For anyone who claims to love God fervently, with heart, soul and mind – or anyone who loves their politics or their country, or their own ideology passionately with heart and soul and mind, but without an equally fervent love of neighbour – can all too easily go from the good and virtuous living we all aspire to, to self-righteous and violent condemnation, from the good love of neighbour, to an evil despising and destroying the infidel, the alien, the other, the threat – from godly asceticism which brings us closer to God, and helps us to respect creation and the environment, to treating life itself – the life of others or the life of oneself – as worthless.

You shall love your neighbour as yourself:  No one has an exemption from that one! – and as Jesus taught us in the parable of the Good Samaritan, everyone is our neighbour.

But the teaching of Jesus is not quite as simple as that of the Rabbi Hillel or the Apostle Paul.

The great second commandment, for Jesus, does not stand alone – it stands side by side with our love of God :

“‘You shall love the Lord your God with all your heart, and with all your soul, and with all your mind.’ This is the greatest and first commandment.   And ‘You shall love your neighbour as yourself.’

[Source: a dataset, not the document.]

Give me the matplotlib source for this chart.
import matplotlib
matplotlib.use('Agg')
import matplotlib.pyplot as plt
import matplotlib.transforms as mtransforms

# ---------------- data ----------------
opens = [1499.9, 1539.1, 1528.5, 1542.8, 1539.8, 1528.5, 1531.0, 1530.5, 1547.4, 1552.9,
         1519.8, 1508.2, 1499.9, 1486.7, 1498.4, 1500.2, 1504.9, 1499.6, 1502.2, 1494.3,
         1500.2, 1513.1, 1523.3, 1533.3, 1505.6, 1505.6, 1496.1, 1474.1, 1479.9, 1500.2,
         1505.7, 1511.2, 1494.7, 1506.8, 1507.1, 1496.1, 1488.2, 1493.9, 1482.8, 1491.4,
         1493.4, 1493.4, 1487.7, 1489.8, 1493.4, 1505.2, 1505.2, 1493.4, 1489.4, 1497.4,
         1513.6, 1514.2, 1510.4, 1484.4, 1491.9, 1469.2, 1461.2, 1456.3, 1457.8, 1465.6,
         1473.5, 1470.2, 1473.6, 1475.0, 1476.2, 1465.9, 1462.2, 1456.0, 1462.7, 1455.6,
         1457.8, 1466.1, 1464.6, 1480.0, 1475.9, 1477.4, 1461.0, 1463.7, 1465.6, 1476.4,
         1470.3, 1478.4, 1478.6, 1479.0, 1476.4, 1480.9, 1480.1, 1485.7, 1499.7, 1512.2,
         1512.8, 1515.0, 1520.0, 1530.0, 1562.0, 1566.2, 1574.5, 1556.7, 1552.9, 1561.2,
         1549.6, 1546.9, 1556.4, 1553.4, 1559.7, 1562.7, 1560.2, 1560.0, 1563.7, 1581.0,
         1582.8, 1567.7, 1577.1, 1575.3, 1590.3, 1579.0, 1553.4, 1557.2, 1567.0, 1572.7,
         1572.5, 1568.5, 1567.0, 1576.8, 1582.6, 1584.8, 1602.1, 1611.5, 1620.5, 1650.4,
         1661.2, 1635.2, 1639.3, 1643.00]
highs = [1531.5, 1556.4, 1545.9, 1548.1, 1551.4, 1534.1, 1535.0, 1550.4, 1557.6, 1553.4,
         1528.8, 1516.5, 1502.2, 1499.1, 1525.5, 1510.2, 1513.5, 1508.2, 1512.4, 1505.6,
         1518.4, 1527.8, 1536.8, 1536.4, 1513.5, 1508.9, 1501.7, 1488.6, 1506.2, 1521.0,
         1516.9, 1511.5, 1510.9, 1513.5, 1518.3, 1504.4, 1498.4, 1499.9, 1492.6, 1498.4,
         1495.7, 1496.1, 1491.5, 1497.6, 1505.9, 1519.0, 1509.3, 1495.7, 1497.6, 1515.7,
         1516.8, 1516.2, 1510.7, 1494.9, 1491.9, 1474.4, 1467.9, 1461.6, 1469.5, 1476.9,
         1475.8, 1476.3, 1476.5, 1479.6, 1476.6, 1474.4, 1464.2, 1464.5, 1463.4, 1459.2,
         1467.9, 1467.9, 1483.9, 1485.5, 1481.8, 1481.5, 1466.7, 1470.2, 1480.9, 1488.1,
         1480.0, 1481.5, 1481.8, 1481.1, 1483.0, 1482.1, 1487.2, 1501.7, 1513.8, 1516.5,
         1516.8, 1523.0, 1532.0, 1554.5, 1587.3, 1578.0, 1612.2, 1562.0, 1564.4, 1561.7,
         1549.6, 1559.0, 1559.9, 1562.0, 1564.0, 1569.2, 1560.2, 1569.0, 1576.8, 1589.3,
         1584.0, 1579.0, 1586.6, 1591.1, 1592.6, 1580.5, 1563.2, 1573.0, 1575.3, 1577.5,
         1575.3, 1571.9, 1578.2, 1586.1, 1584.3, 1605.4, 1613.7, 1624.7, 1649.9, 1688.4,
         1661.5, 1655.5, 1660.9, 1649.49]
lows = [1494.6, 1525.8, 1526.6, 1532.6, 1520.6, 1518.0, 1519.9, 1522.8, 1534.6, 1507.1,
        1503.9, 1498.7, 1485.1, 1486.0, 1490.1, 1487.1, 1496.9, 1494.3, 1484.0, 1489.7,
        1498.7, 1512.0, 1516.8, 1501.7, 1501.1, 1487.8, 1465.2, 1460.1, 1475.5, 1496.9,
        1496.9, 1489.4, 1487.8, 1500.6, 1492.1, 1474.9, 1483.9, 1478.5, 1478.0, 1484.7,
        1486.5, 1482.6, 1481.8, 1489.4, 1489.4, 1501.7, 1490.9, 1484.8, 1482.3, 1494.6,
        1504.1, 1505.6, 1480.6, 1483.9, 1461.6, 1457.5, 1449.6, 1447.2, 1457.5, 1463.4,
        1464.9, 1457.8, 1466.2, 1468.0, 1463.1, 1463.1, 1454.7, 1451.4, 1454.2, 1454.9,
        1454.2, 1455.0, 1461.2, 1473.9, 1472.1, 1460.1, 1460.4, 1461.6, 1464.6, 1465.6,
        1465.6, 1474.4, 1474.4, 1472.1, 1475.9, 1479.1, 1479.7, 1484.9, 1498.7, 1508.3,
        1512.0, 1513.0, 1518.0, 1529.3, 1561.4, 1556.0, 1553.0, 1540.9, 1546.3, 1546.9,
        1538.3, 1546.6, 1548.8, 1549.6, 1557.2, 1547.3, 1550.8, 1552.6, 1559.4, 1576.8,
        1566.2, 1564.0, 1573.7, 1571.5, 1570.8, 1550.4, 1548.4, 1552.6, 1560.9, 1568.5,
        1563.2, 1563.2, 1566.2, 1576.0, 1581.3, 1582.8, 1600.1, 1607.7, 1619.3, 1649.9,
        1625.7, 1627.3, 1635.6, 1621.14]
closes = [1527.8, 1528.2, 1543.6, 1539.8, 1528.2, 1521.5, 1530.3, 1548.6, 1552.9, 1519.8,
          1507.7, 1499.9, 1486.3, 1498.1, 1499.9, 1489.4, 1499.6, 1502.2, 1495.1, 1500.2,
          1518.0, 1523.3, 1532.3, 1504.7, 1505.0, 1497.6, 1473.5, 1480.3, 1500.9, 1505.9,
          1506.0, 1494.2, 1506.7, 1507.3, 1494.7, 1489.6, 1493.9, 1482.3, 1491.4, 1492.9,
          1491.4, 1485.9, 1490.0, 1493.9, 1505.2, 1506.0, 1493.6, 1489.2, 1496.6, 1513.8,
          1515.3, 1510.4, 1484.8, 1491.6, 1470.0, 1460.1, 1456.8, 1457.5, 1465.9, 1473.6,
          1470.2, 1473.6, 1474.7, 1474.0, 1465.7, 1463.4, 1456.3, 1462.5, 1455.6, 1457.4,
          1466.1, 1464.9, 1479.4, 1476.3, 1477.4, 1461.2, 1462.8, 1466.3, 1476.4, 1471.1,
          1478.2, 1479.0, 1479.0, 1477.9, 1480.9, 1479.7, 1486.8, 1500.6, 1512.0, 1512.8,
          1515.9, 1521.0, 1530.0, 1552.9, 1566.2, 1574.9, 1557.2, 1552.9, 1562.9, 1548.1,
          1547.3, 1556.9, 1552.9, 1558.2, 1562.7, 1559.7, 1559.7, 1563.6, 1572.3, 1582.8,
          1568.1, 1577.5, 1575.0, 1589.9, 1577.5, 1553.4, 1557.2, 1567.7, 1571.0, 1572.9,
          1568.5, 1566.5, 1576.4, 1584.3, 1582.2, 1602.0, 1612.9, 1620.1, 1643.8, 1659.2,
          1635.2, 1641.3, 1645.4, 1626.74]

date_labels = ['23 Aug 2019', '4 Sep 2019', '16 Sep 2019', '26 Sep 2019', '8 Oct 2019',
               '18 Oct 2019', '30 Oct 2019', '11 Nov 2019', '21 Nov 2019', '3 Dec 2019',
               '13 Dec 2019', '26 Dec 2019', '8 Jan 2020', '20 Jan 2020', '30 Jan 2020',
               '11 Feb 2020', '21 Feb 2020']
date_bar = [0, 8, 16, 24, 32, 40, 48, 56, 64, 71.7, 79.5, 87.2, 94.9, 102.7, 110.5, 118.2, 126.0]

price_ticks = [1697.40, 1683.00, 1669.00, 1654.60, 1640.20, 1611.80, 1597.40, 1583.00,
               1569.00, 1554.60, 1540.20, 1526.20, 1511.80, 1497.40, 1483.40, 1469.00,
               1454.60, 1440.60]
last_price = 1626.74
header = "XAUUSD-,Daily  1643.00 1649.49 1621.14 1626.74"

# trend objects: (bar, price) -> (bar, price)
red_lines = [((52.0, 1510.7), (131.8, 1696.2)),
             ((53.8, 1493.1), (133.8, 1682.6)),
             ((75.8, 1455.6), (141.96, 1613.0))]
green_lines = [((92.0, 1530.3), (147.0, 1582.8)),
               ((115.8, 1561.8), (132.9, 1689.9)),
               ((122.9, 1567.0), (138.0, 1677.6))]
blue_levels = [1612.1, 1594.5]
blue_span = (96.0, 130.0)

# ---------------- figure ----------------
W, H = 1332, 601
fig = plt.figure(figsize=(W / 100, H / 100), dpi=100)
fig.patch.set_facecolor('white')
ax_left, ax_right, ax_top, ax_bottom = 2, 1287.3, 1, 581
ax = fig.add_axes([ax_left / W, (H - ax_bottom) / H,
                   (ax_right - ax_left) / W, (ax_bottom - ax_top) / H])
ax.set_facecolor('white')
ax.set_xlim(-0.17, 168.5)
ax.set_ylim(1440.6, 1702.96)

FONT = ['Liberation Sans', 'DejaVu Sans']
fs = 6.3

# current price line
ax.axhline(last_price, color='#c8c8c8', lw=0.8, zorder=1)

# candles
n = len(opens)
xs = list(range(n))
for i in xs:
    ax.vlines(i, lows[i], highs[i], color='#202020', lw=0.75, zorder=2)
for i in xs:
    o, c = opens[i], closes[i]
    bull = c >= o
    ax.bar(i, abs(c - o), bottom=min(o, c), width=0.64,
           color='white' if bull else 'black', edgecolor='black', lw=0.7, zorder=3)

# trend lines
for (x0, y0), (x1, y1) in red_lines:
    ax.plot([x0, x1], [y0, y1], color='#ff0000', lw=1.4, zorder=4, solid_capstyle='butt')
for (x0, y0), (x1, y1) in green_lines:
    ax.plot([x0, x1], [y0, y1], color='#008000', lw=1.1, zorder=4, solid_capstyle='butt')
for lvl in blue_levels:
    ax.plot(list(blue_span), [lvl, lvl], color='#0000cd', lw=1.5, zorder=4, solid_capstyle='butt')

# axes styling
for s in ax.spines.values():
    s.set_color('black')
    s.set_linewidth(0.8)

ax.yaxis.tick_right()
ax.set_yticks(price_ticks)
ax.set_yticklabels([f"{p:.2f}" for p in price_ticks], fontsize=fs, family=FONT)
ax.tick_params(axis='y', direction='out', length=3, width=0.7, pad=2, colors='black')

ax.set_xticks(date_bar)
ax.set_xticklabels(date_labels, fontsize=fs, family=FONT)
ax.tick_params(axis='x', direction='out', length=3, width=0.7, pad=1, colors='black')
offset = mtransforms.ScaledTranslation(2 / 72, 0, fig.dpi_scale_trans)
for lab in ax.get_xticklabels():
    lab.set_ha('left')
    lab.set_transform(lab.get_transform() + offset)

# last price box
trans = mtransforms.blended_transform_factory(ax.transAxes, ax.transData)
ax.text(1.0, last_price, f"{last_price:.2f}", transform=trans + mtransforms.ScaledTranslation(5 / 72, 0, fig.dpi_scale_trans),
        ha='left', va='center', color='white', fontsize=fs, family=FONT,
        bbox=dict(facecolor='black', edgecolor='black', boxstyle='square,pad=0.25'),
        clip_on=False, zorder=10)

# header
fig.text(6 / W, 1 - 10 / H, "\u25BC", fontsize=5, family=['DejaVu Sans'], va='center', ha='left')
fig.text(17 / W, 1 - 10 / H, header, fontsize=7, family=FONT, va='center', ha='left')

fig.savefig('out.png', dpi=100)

Jesus, – let us never forget – was more than a teacher, more than a healer or glorified social worker, more than a prophet – Jesus was a person of intense faith  and he says – our love of God – our spirituality, is as key to our humanity as our love for one another.  And that is a bit shocking in a post-religious age.

For there are good and virtuous atheists who put some religious people to shame with their charity and their social consciences – and yet they will never be able to fulfill this first command – You shall love the Lord your God with all your heart, and with all your soul, and with all your mind.’  

And so – Jesus seems to say – the atheist, the non-believer is lacking in something essential – essential to life, essential even to their humanity.

But perhaps its not as shocking as all that: some atheists are discovering something pretty similar for themselves in the humanist church movement – the need for community, the need for shared-story and ritual, the need for affirmed values which are ‘out –there’ and objective as well as ‘in-here’ and subjective.  Some neuro-scientists have found evidence in the human brain of the effects of meditation and the feeling of transcendent prayer, – one writer in the New Scientist even cheekily said that science has proven that atheists don’t exist – claiming that the metaphysical is an essential part of our human make up – and we can call it by many names, but we cannot escape from it.  Certainly I’ve long made the decision that full humanity needs the story of God, that full humanity needs mystery and myth as well as cause and effect if it is to flourish and grow – that we may live and multiply as the book of Deuteronomy puts it.

But today’s gospel takes us just a little bit further.

Jesus asked them this question: “What do you think of the Messiah? Whose son is he?”

Of course to some extent he is just getting his own back.  The pharisees and lawyers have once again tried to trick him with an impossible question, – as they did over divorce and over taxes paid to Caesar – and in each case Jesus has answered brilliantly, and now he tricks them – as he always does – with an impossible question in return, one which they cannot answer – but I think there something else in this little dialogue for us to ponder.

I think there is a third part to the two great commandments, the third side of the triangle – which is not a commandment for us to follow – but a gift for us to receive. – or not receive, which is why it is a question.

Yes – as human beings we must have that horizontal love of one another – the love of our neighbour which means that we will treat everyone as we ourselves would wish to be treated.  And yes – as human beings we must also have that upwards vertical love and connection with the divine, our love of the mysterious, numinous, metaphysical God – but – and here is the new bit – especially for protestants who put so much emphasis on our own personal response to God – we must let the mysterious, numinous and metaphysical divine have a downward vertical love with us …  Religion – and I think therefore humanity – is never just what we do for others and for God, – never only our choice –  it is also what God does in and through and for us –

What do you think of the Messiah? – asks Jesus –  what do you think God is doing for you?  In other words: Are you able to accept and receive that there is also a commandment for God, a Golden Rule which God follows:  – that the mysterious, numinous, metaphysical Divine also comes down, reaches out to love you – each one of us – with all God’s heart and mind and soul?   – that the place of our humanity in creation is not as a long line of individuals each living in our own little centres and choosing to love God or neighbour or not – as if faith were merely a personal or private thing, or solely up to us  – but that true humanity puts us with all creation in a dance in community with neighbour and with God around a great circle of love – it is a dance we join, not a creed we recite.

This – I believe – is what Gregory of Nazianzus in the 4th Century and Maximus Confessor in the 7th Century describe as the Dance of God into which we are invited – perichoresis – from the same root word as choreography.

This is then the great Eastern Orthodox teaching of theosis  – where the goal and purpose of our humanity is not so much justification in a heavenly law-court, where the good or the righteous go to heaven and the wicked go to eternal damnation – but rather the ecstatic communion with the uncreated energies of God – a living eternal dance of love. – of loving, and of being loved.